◆ **Exercise aim**
Starting with the first line of the data that follows, transcribe every line verbatim until the line containing "Chart.register(...registerables);" has been transcribed.
-- BEGIN Raw data --
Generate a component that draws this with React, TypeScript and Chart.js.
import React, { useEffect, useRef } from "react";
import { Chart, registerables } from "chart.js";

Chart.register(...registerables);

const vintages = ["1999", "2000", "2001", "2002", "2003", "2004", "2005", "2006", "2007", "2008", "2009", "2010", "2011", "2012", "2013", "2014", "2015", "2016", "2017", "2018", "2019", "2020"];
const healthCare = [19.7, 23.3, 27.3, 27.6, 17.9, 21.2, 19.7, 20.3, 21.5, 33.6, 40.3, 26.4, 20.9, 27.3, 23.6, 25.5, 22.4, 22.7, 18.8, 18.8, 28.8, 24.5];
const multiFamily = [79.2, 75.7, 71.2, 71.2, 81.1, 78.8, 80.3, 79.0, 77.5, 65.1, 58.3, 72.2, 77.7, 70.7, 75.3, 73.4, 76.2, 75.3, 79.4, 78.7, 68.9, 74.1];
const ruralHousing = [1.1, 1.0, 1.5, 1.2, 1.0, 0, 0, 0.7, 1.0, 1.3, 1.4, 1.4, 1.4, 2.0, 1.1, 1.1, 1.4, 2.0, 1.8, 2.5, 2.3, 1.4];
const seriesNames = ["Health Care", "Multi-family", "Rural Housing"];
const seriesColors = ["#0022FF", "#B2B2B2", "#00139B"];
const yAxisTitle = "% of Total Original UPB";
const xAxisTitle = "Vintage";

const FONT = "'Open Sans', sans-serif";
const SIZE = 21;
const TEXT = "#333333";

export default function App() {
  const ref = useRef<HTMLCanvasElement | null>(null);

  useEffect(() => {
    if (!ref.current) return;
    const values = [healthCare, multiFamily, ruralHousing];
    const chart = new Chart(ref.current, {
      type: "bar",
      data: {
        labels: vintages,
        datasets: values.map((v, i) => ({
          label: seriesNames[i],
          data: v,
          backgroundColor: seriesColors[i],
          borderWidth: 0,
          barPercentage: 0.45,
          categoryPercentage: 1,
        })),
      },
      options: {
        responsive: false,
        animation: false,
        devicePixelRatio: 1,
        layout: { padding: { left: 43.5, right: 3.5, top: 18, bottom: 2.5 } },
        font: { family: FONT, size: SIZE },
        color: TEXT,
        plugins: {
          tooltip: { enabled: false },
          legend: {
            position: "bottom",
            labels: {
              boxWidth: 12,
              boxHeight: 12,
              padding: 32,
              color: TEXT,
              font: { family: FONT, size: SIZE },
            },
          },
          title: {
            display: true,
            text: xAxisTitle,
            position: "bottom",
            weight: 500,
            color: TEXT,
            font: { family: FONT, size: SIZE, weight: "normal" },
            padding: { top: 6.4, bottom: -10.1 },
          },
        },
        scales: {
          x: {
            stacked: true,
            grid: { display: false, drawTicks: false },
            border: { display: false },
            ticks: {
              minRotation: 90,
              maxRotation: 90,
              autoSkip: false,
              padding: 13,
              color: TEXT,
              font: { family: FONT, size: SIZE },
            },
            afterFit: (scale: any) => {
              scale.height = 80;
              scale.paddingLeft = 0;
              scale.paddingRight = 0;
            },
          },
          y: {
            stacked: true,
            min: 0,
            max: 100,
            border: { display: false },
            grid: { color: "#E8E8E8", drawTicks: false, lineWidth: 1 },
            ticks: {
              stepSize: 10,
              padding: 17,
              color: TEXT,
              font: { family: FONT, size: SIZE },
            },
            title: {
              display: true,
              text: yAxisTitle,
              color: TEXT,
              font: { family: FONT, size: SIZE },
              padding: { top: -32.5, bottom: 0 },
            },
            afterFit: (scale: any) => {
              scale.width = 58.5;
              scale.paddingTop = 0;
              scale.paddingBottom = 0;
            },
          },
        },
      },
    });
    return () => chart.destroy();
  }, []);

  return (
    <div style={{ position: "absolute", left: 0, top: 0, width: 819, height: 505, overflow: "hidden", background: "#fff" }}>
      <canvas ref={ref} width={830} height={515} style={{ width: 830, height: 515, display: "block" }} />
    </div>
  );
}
-- END Raw data --
◆ **Written solution**
Generate a component that draws this with React, TypeScript and Chart.js.
import React, { useEffect, useRef } from "react";
import { Chart, registerables } from "chart.js";

Chart.register(...registerables);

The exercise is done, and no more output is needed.